Eastern German cows produce on average 9,101 litres a year - more than their western sisters, thanks to the more industrialized farms there - throwbacks to the once communist agricultural system.

The most productive cows were to be found in Thuringia, where the average milk production was 9,180 litres a year. Farms there have an average of 279 cows. The least productive cows were in Bavaria, where they produce an average of 7,349 litres a year - and where the average dairy farmer has just 38 cows.

An anomaly to the east-west rule was to be found in Osnabrück, Lower Saxony which was the district with the highest-producing cows, averaging 9,811 litres a year.

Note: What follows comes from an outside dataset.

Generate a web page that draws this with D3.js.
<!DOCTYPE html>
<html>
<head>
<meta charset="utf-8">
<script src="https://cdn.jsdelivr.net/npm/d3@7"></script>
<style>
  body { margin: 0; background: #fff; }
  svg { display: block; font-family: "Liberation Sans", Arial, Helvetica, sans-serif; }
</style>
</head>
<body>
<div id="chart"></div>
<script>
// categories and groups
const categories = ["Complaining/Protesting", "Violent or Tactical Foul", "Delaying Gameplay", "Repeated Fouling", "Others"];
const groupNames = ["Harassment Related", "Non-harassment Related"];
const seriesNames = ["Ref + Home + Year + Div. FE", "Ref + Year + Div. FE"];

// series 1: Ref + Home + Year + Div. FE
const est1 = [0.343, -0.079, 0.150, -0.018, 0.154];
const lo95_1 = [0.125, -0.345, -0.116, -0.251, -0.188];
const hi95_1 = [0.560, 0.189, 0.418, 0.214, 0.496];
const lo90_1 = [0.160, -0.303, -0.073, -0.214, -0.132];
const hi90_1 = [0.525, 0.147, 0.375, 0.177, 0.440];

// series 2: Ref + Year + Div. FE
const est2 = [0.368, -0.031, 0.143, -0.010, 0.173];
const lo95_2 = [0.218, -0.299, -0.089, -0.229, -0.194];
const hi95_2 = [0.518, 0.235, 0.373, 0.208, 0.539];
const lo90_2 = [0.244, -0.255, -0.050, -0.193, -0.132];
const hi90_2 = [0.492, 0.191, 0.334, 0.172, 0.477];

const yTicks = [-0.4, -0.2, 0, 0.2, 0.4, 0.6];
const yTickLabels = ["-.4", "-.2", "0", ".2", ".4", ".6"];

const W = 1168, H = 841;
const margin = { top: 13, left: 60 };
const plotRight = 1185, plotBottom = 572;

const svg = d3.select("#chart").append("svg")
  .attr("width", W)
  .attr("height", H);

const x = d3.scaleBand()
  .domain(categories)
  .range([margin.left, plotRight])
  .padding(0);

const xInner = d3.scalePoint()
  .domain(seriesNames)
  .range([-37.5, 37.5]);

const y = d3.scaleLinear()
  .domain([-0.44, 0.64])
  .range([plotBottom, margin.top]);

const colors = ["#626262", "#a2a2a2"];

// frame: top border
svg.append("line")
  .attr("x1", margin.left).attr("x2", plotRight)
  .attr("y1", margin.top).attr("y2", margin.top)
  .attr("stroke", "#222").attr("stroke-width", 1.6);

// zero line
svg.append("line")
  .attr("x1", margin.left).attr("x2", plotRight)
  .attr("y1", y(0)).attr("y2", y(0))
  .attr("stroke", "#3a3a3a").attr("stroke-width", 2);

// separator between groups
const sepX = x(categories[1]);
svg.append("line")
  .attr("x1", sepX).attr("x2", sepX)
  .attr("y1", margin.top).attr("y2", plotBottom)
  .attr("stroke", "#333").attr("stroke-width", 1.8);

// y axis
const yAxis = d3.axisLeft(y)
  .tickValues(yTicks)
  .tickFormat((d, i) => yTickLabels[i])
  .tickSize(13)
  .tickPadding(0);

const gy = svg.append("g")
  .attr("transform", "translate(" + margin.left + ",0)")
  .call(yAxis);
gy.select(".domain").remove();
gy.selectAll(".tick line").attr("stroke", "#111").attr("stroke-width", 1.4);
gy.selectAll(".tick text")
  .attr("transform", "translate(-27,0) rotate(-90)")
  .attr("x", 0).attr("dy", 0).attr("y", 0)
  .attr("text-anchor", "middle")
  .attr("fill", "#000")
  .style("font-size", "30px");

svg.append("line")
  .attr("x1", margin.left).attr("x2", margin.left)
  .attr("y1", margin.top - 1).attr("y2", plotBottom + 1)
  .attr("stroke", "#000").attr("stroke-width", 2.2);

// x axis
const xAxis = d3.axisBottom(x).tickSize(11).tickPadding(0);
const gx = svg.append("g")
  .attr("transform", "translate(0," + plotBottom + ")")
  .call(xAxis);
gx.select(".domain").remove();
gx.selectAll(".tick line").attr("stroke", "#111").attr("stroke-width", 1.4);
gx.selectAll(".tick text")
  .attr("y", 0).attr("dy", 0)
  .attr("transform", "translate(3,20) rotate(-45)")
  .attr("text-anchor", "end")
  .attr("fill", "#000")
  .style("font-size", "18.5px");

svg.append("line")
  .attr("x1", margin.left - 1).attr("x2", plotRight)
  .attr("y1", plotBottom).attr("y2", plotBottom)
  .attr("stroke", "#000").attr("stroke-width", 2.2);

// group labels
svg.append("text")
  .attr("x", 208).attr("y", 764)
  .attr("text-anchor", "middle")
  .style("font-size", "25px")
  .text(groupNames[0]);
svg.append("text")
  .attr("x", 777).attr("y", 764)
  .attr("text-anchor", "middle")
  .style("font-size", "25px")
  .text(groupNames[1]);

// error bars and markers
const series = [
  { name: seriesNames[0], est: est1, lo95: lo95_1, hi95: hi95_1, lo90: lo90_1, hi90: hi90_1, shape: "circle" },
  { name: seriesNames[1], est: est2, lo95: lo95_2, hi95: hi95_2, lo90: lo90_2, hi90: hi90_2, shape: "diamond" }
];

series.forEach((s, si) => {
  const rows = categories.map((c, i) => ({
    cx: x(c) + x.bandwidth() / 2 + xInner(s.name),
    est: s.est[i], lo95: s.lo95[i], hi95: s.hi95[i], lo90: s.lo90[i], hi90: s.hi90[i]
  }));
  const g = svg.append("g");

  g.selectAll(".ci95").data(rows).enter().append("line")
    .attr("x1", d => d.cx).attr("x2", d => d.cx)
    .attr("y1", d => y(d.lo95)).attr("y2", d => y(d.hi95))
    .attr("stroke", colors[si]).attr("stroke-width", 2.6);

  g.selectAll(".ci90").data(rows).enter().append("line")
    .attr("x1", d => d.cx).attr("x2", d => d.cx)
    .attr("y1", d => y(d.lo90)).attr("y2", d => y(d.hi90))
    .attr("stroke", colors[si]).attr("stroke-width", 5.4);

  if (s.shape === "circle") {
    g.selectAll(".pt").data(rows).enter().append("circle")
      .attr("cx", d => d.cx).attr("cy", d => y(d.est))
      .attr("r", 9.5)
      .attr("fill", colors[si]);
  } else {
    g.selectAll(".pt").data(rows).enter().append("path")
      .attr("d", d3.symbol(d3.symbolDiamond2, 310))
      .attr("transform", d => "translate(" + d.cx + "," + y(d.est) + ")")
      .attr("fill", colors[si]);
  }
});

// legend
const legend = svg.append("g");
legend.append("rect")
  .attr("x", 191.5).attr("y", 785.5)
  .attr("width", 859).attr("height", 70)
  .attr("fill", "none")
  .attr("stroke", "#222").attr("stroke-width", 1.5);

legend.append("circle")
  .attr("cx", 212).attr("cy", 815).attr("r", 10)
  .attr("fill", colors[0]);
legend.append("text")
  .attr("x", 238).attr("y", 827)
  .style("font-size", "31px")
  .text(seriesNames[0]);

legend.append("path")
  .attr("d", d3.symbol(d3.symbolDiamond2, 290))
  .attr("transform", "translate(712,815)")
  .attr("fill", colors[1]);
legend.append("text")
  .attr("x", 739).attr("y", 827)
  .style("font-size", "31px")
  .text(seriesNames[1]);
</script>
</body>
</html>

This was said to be due to the area's choice of well-bred cows.

Although the numbers might seem to be good news for those who like their cheese, for the cows it would seem to be less than positive.

The World Society for the Protection of Animals (WSPA) recently launched a campaign calling for an end to industrial dairy farming - and highlighted how many dairy herds are increasingly kept inside rather than out in fields.

"The German dairy sector has gone through a rapid and dramatic transformation in recent decades and is intensifying rapidly, with a growing proportion of cows permanently housed indoors. Germany is the largest producer in Europe and the country with the largest number of dairy cows, many of them still living in tie-stall yards," the WSPA said when launching its Keep Cows on Grass campaign.